OK, so it’s the fable of the conformist ants, here starring Harold and Erica, two 21st century humans whose fictitious life story runs parallel to Brooks’s survey of cognitive science results. Harold and Erica are so good at the conformist thing that they happen to either share Brooks’s own interpretations, or to experience the successes and failures that unfailingly prove him right.
Erica, for example, the mixed-ethnicity child of Chinese and Latino immigrants, rises up through sheer determination to become, first, a wealthy and successful businesswoman, and later the US Commerce Secretary. This must prove that anyone can make if only they have the right intuitions. Erica evidently has a knack for uncovering the secrets of success, because she notices that the rich spend their weekends improving themselves with books and exercise, while the lower-middle class relaxes with movies and video games (173). Relaxation, lest we forget, was also the undoing of the hare.
What Erica does not get is the simple statistical fact that, while in principle each individual rat can be a winner, in practice only the luckiest or the most aggressive ones can succeed at the game of the survival of the fittest.
Had this book been published during the economic bubble that burst in 2008, it might have been less sickening. Since then, however, several million people have lost their jobs, their homes, their savings, or merely just their sense of security. Even if they jumped through the requisite hoops—graduated from college, worked hard, raised families, exercised—they still got the electric shock treatment in the end.
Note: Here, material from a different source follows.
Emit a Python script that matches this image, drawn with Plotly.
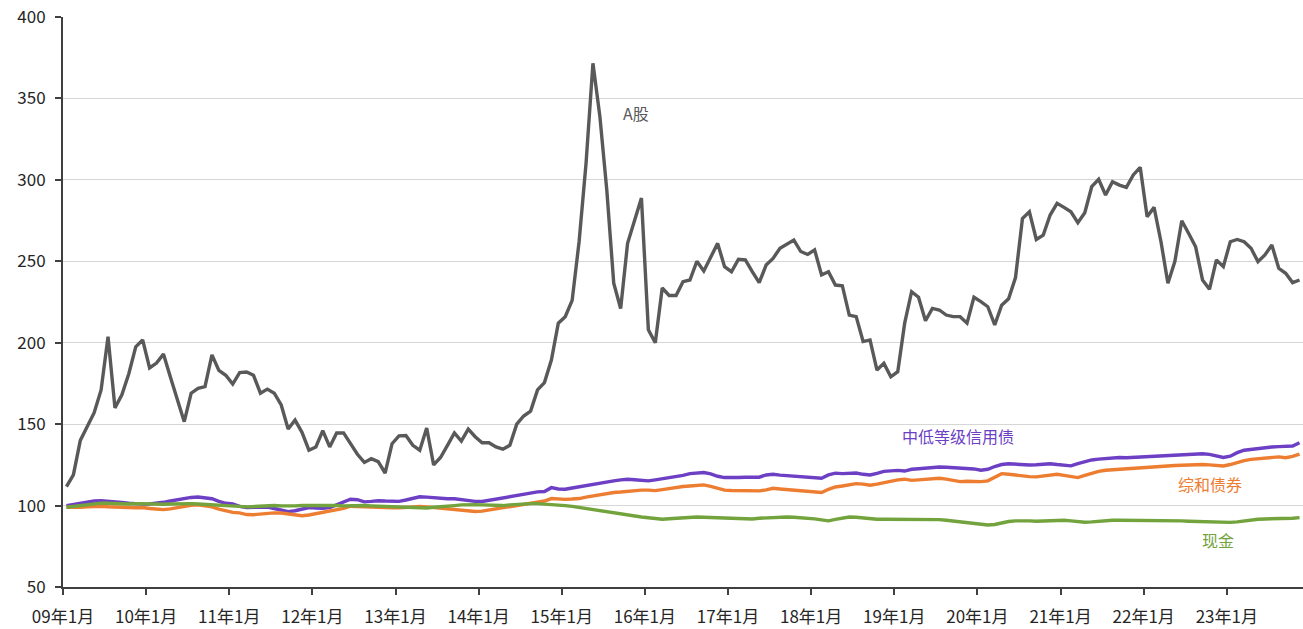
import plotly.graph_objects as go

# Monthly index values, Jan 2009 - Nov 2023 (base = 100)
a_share = [
    111.6, 118.8, 140.0, 148.4, 157.0, 171.0, 203.7, 160.0, 168.0, 181.0, 197.5, 201.7,
    184.5, 187.5, 193.0, 179.0, 165.7, 151.5, 169.0, 172.0, 173.0, 192.5, 183.0, 180.0,
    174.6, 181.6, 182.0, 180.0, 169.0, 171.5, 169.0, 161.8, 147.0, 152.5, 145.0, 134.0,
    136.0, 146.0, 136.0, 144.6, 144.6, 138.4, 131.5, 126.5, 128.8, 127.0, 120.0, 138.0,
    142.8, 143.0, 137.0, 134.0, 147.6, 125.0, 129.5, 137.0, 144.6, 139.6, 147.0, 142.3,
    138.6, 138.6, 136.0, 134.6, 137.0, 150.0, 155.0, 158.0, 171.0, 175.5, 189.4, 212.0,
    216.0, 226.0, 262.0, 310.0, 371.6, 339.0, 293.7, 236.6, 221.0, 261.0, 275.0, 288.8,
    208.0, 200.0, 233.6, 229.0, 229.0, 237.5, 238.5, 250.0, 244.0, 252.0, 261.0, 246.7,
    243.6, 251.2, 250.8, 243.6, 236.9, 247.7, 251.8, 258.0, 260.4, 263.0, 256.0, 254.2,
    257.0, 241.6, 243.6, 235.4, 235.0, 217.0, 216.0, 200.7, 201.7, 183.2, 187.3, 179.1,
    182.2, 212.0, 231.3, 227.9, 213.5, 221.1, 220.1, 217.0, 216.0, 216.0, 212.0, 227.9,
    225.2, 222.1, 210.9, 223.0, 227.0, 240.0, 276.3, 280.4, 263.4, 266.1, 278.4, 285.6,
    283.1, 280.4, 273.7, 279.8, 295.8, 300.3, 290.7, 298.9, 296.8, 295.4, 303.0, 307.7,
    277.4, 283.1, 262.0, 236.5, 249.8, 274.9, 267.1, 258.9, 238.5, 232.8, 250.8, 246.7,
    262.0, 263.4, 262.0, 258.0, 249.8, 253.9, 260.0, 245.7, 242.6, 236.9, 238.5,
]

credit_bond = [
    100.0, 100.8, 101.5, 102.2, 102.8, 103.0, 102.8, 102.4, 101.9, 101.4, 101.0, 100.9,
    101.0, 101.3, 102.0, 102.8, 103.6, 104.4, 105.0, 105.3, 105.0, 104.2, 102.6, 101.4,
    101.0, 99.5, 98.8, 98.9, 99.3, 99.0, 98.2, 97.5, 96.3, 96.8, 97.9, 98.8,
    98.5, 98.3, 98.8, 100.5, 102.5, 103.9, 103.6, 102.3, 102.6, 103.0, 102.8, 102.6,
    102.6, 103.4, 104.5, 105.4, 105.2, 104.8, 104.5, 104.2, 104.2, 103.6, 103.0, 102.6,
    102.5, 103.2, 104.0, 105.0, 105.8, 106.3, 106.8, 107.5, 108.4, 108.6, 111.0, 110.2,
    110.0, 110.8, 111.6, 112.3, 113.1, 113.8, 114.6, 115.2, 115.8, 116.2, 115.9, 115.4,
    115.2, 115.8, 116.4, 116.9, 117.4, 118.5, 119.6, 120.1, 120.3, 119.5, 118.0, 117.2,
    117.0, 117.2, 117.4, 117.2, 117.4, 118.8, 119.2, 118.7, 118.4, 118.2, 117.8, 117.5,
    117.2, 116.8, 118.8, 119.9, 119.6, 119.8, 120.0, 119.2, 118.8, 119.8, 121.0, 121.3,
    121.6, 121.2, 122.3, 122.6, 123.0, 123.4, 123.7, 123.5, 123.2, 122.9, 122.9, 122.5,
    121.7, 122.3, 124.0, 125.2, 125.7, 125.3, 125.0, 124.9, 125.1, 125.5, 125.7, 125.2,
    124.6, 124.4, 125.8, 127.0, 128.0, 128.5, 129.0, 129.3, 129.5, 129.4, 129.6, 129.9,
    130.0, 130.2, 130.5, 130.9, 131.2, 131.4, 131.5, 131.6, 131.8, 131.4, 130.5, 129.5,
    130.3, 132.5, 134.0, 134.6, 135.0, 135.6, 136.0, 136.2, 136.4, 136.6, 138.6,
]

composite_bond = [
    99.0, 98.8, 99.0, 99.3, 99.5, 99.6, 99.3, 99.0, 98.8, 98.8, 98.7, 98.8,
    98.2, 97.8, 97.5, 98.0, 98.8, 99.5, 100.2, 100.4, 100.0, 99.2, 97.8, 96.9,
    95.8, 95.5, 94.5, 94.4, 94.8, 95.2, 95.5, 95.4, 94.8, 94.0, 93.8, 94.2,
    95.0, 96.2, 97.0, 97.5, 98.3, 99.6, 99.4, 99.0, 98.8, 98.9, 98.8, 98.6,
    98.6, 99.0, 99.2, 99.4, 99.2, 98.8, 98.3, 97.8, 97.2, 96.8, 96.5, 96.4,
    96.6, 97.3, 98.0, 98.8, 99.2, 99.8, 100.6, 101.2, 101.8, 102.8, 104.3, 104.0,
    103.8, 104.0, 104.3, 105.2, 106.0, 106.6, 107.3, 108.0, 108.3, 108.8, 109.3, 109.5,
    109.5, 109.2, 109.8, 110.5, 111.2, 111.7, 112.0, 112.5, 112.7, 111.8, 110.5, 109.5,
    109.3, 109.2, 109.4, 109.0, 109.0, 109.6, 110.6, 110.2, 109.8, 109.4, 109.0, 108.5,
    108.2, 108.0, 110.0, 111.4, 112.0, 112.6, 113.5, 113.2, 112.5, 113.2, 114.1, 114.8,
    115.8, 116.2, 115.5, 115.8, 116.2, 116.6, 116.8, 116.2, 115.2, 114.7, 114.9, 114.8,
    114.7, 115.2, 117.5, 119.6, 119.2, 118.6, 118.0, 117.8, 117.6, 118.2, 118.8, 119.2,
    118.5, 117.8, 117.2, 118.5, 120.0, 121.0, 121.7, 122.0, 122.7, 122.8, 123.2, 123.3,
    123.7, 123.9, 124.0, 124.3, 124.6, 124.8, 125.0, 125.3, 125.2, 125.0, 124.6, 124.3,
    125.2, 126.5, 127.6, 128.4, 128.9, 129.4, 129.7, 129.9, 129.4, 130.2, 131.6,
]

cash = [
    99.0, 99.5, 100.2, 100.8, 101.2, 101.5, 101.4, 101.2, 101.0, 101.0, 101.2, 101.0,
    100.8, 100.6, 100.8, 101.0, 101.2, 101.3, 101.2, 101.0, 100.8, 100.6, 100.6, 100.2,
    99.8, 99.5, 99.2, 99.5, 99.8, 100.0, 100.0, 99.8, 99.6, 99.8, 100.0, 100.0,
    100.2, 100.5, 100.4, 100.0, 99.8, 100.0, 100.2, 100.0, 99.8, 99.6, 99.6, 99.5,
    99.2, 98.8, 98.4, 98.2, 98.5, 99.0, 99.5, 99.8, 100.0, 100.4, 100.6, 100.6,
    100.4, 100.2, 100.0, 100.0, 100.4, 100.8, 101.0, 101.2, 101.2, 101.0, 100.8, 100.5,
    100.0, 99.5, 98.8, 98.2, 97.5, 96.7, 96.0, 95.4, 94.6, 94.2, 93.6, 93.0,
    92.5, 92.0, 91.6, 91.9, 92.3, 92.6, 93.0, 93.0, 92.8, 92.6, 92.8, 92.6,
    92.2, 91.8, 91.6, 91.8, 92.2, 92.5, 92.8, 93.0, 93.0, 92.8, 92.6, 92.2,
    91.8, 91.2, 90.6, 91.5, 92.4, 93.0, 92.8, 92.4, 91.8, 91.6, 91.6, 91.6,
    91.6, 91.5, 91.6, 91.8, 91.6, 91.6, 91.4, 91.0, 90.6, 90.2, 89.6, 89.2,
    88.8, 88.1, 88.4, 89.4, 90.2, 90.6, 90.8, 90.6, 90.4, 90.6, 90.8, 91.0,
    91.0, 90.6, 90.0, 89.8, 90.0, 90.4, 90.8, 91.0, 91.0, 91.0, 90.9, 90.8,
    90.8, 90.6, 90.6, 90.6, 90.7, 90.6, 90.4, 90.2, 90.0, 89.8, 89.6, 89.6,
    89.7, 90.0, 90.6, 91.2, 91.6, 91.8, 91.8, 92.0, 92.0, 92.2, 92.6,
]

tick_labels = ["09年1月", "10年1月", "11年1月", "12年1月", "13年1月", "14年1月", "15年1月",
               "16年1月", "17年1月", "18年1月", "19年1月", "20年1月", "21年1月", "22年1月",
               "23年1月"]

series_names = ["A股", "中低等级信用债", "综和债券", "现金"]
series_colors = ["#595959", "#6c3fc4", "#ed7d31", "#72a33c"]

# each month sits in the middle of its category slot; ticks mark slot boundaries
x_vals = [i + 0.5 for i in range(len(a_share))]
tick_vals = [12 * k for k in range(len(tick_labels))]

FONT = "Noto Sans CJK SC, Noto Sans, sans-serif"

fig = go.Figure()
for name, vals, color in zip(series_names, [a_share, credit_bond, composite_bond, cash], series_colors):
    fig.add_trace(go.Scatter(
        x=x_vals, y=vals, mode="lines", name=name,
        line=dict(color=color, width=3.4),
    ))

# inline series labels: (series index, x position in months, y value)
label_spots = [(0, 82.7, 341), (1, 129.2, 142.7), (2, 165.6, 113.2), (3, 166.7, 79.0)]
for idx, lx, ly in label_spots:
    fig.add_annotation(
        x=lx, y=ly, text=series_names[idx], showarrow=False,
        font=dict(family=FONT, size=16, color=series_colors[idx]),
    )

fig.update_layout(
    width=1303, height=629,
    margin=dict(l=63, r=0, t=17, b=42),
    paper_bgcolor="white", plot_bgcolor="white",
    showlegend=False,
    font=dict(family=FONT, size=17, color="#404040"),
)
fig.update_xaxes(
    range=[0, len(a_share)],
    tickmode="array", tickvals=tick_vals, ticktext=tick_labels,
    showgrid=False, zeroline=False,
    showline=True, linecolor="#404040", linewidth=2,
    ticks="outside", ticklen=6, tickwidth=2, tickcolor="#404040",
    ticklabelstandoff=8,
    tickfont=dict(family=FONT, size=17, color="#262626"),
)
fig.update_yaxes(
    range=[50, 400], tickvals=[50, 100, 150, 200, 250, 300, 350, 400],
    showgrid=True, gridcolor="#d6d6d6", gridwidth=1, zeroline=False,
    showline=True, linecolor="#404040", linewidth=2,
    ticks="outside", ticklen=6, tickwidth=2, tickcolor="#404040",
    ticklabelstandoff=6,
    tickfont=dict(family=FONT, size=17, color="#262626"),
)

fig.write_html("out.html")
The smug faces and the guilt-trippers will say otherwise, but this predicament has little to do with faulty levels of cognition and much to do with an economic system unable to provide us ‘social animals’ with the dignified, humane lives we deserve.
Still, don’t expect Brooks to concern himself with the shortcomings of our brutally competitive economy—the word ‘capitalism’ doesn’t even appear in the index.
Instead, he resorts to the old conservative trick of reducing the social dimension of human life to the ambit of the mind, and preferably the mind of unruly animal instincts instead of the mind of rationalism, consciousness, and self-control. It’s a trick reactionary Catholic writer Joseph de Maistre already perfected right after the French Revolution, when he wrote, in defense of the old order, that man is a ‘cognitive, religious, and sociable animal’ for whom nothing is more vital than prejudices, that is to say, ‘opinions adopted without examination’.
Brooks wants cognitive science to validate modern conservatism, but the opposite case could more easily be made. After all, once we (properly) explore the hidden workings of the mind they are no longer hidden; once we examine our irrational prejudices we subject them to our reason; and once we understand what makes us tick we can, if necessary, adapt and modify our behavior, not only inside our heads but also out there in our social and political structures. (This, incidentally, is why old de Maistre was virulently anti-science).
We could even, possibly, one day, build a society based not on ruthless competition but on universal co-operation—the kind of society Harold and Erica, trapped inside the perspective of the hamster wheel, would never dream of.
The Social Animal, says Brooks immodestly, is ‘the happiest story you’ll ever read’; but you’ll probably find less misery and more charm in the tale of the tortoise and the hare.